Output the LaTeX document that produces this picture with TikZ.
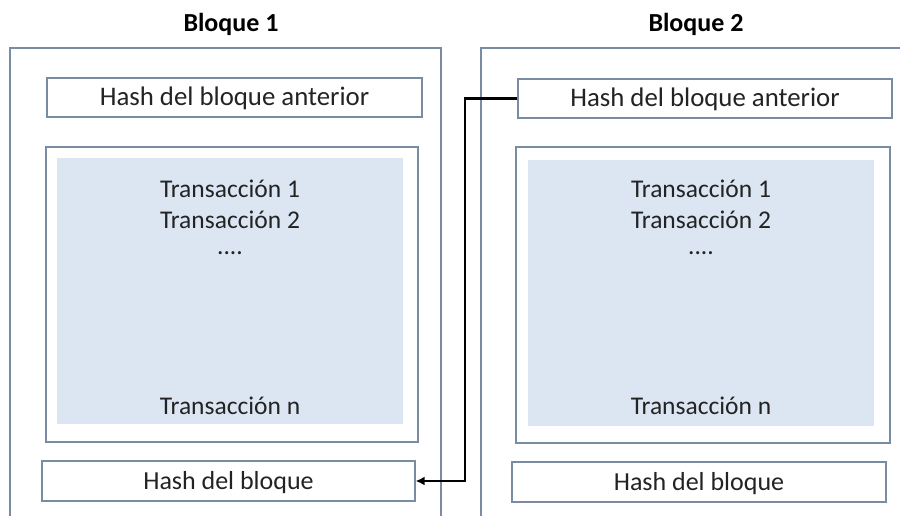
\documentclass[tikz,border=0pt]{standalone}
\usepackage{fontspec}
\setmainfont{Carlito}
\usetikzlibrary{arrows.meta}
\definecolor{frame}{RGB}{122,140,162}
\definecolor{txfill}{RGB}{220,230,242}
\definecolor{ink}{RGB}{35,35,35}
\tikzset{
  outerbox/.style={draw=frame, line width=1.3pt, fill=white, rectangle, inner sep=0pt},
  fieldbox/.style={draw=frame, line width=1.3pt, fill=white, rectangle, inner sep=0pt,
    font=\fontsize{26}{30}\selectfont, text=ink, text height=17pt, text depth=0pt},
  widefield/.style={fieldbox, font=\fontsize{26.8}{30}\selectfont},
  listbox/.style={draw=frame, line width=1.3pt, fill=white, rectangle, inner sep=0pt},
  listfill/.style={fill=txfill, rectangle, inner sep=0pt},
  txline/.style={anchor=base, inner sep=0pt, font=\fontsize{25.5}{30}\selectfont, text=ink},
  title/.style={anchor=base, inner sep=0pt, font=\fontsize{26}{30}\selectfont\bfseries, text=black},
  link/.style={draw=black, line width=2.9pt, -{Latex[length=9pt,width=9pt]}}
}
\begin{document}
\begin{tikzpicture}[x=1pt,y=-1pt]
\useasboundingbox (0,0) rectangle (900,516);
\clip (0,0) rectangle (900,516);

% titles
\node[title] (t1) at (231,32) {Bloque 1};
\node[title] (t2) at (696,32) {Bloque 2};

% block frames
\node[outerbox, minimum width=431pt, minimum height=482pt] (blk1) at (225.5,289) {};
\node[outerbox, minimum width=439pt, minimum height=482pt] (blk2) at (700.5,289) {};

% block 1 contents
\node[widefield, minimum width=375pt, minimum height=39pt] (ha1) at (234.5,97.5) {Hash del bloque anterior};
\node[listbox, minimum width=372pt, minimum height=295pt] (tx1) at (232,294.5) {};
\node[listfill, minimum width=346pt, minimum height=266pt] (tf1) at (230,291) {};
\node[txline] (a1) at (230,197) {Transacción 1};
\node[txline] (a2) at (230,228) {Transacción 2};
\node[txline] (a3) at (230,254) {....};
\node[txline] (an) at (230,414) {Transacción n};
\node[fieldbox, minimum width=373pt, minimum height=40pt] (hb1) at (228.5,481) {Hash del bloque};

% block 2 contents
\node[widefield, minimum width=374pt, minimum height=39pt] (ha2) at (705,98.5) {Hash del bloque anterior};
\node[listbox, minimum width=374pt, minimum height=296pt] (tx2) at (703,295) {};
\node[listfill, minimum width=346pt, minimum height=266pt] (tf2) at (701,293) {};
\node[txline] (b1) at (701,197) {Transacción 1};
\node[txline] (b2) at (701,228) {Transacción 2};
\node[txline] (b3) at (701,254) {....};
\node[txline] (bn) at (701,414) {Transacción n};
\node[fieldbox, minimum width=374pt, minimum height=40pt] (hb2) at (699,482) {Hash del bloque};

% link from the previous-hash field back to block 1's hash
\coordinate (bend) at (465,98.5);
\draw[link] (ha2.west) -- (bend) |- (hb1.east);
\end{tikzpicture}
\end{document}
* * * * *
(Exercise instructions): Reproduce all of the data exactly, omitting each picture it holds.

(Response to the task):
Output the LaTeX document that produces this picture with TikZ.
\documentclass[tikz,border=0pt]{standalone}
\usepackage{fontspec}
\setmainfont{Carlito}
\usetikzlibrary{arrows.meta}
\definecolor{frame}{RGB}{122,140,162}
\definecolor{txfill}{RGB}{220,230,242}
\definecolor{ink}{RGB}{35,35,35}
\tikzset{
  outerbox/.style={draw=frame, line width=1.3pt, fill=white, rectangle, inner sep=0pt},
  fieldbox/.style={draw=frame, line width=1.3pt, fill=white, rectangle, inner sep=0pt,
    font=\fontsize{26}{30}\selectfont, text=ink, text height=17pt, text depth=0pt},
  widefield/.style={fieldbox, font=\fontsize{26.8}{30}\selectfont},
  listbox/.style={draw=frame, line width=1.3pt, fill=white, rectangle, inner sep=0pt},
  listfill/.style={fill=txfill, rectangle, inner sep=0pt},
  txline/.style={anchor=base, inner sep=0pt, font=\fontsize{25.5}{30}\selectfont, text=ink},
  title/.style={anchor=base, inner sep=0pt, font=\fontsize{26}{30}\selectfont\bfseries, text=black},
  link/.style={draw=black, line width=2.9pt, -{Latex[length=9pt,width=9pt]}}
}
\begin{document}
\begin{tikzpicture}[x=1pt,y=-1pt]
\useasboundingbox (0,0) rectangle (900,516);
\clip (0,0) rectangle (900,516);

% titles
\node[title] (t1) at (231,32) {Bloque 1};
\node[title] (t2) at (696,32) {Bloque 2};

% block frames
\node[outerbox, minimum width=431pt, minimum height=482pt] (blk1) at (225.5,289) {};
\node[outerbox, minimum width=439pt, minimum height=482pt] (blk2) at (700.5,289) {};

% block 1 contents
\node[widefield, minimum width=375pt, minimum height=39pt] (ha1) at (234.5,97.5) {Hash del bloque anterior};
\node[listbox, minimum width=372pt, minimum height=295pt] (tx1) at (232,294.5) {};
\node[listfill, minimum width=346pt, minimum height=266pt] (tf1) at (230,291) {};
\node[txline] (a1) at (230,197) {Transacción 1};
\node[txline] (a2) at (230,228) {Transacción 2};
\node[txline] (a3) at (230,254) {....};
\node[txline] (an) at (230,414) {Transacción n};
\node[fieldbox, minimum width=373pt, minimum height=40pt] (hb1) at (228.5,481) {Hash del bloque};

% block 2 contents
\node[widefield, minimum width=374pt, minimum height=39pt] (ha2) at (705,98.5) {Hash del bloque anterior};
\node[listbox, minimum width=374pt, minimum height=296pt] (tx2) at (703,295) {};
\node[listfill, minimum width=346pt, minimum height=266pt] (tf2) at (701,293) {};
\node[txline] (b1) at (701,197) {Transacción 1};
\node[txline] (b2) at (701,228) {Transacción 2};
\node[txline] (b3) at (701,254) {....};
\node[txline] (bn) at (701,414) {Transacción n};
\node[fieldbox, minimum width=374pt, minimum height=40pt] (hb2) at (699,482) {Hash del bloque};

% link from the previous-hash field back to block 1's hash
\coordinate (bend) at (465,98.5);
\draw[link] (ha2.west) -- (bend) |- (hb1.east);
\end{tikzpicture}
\end{document}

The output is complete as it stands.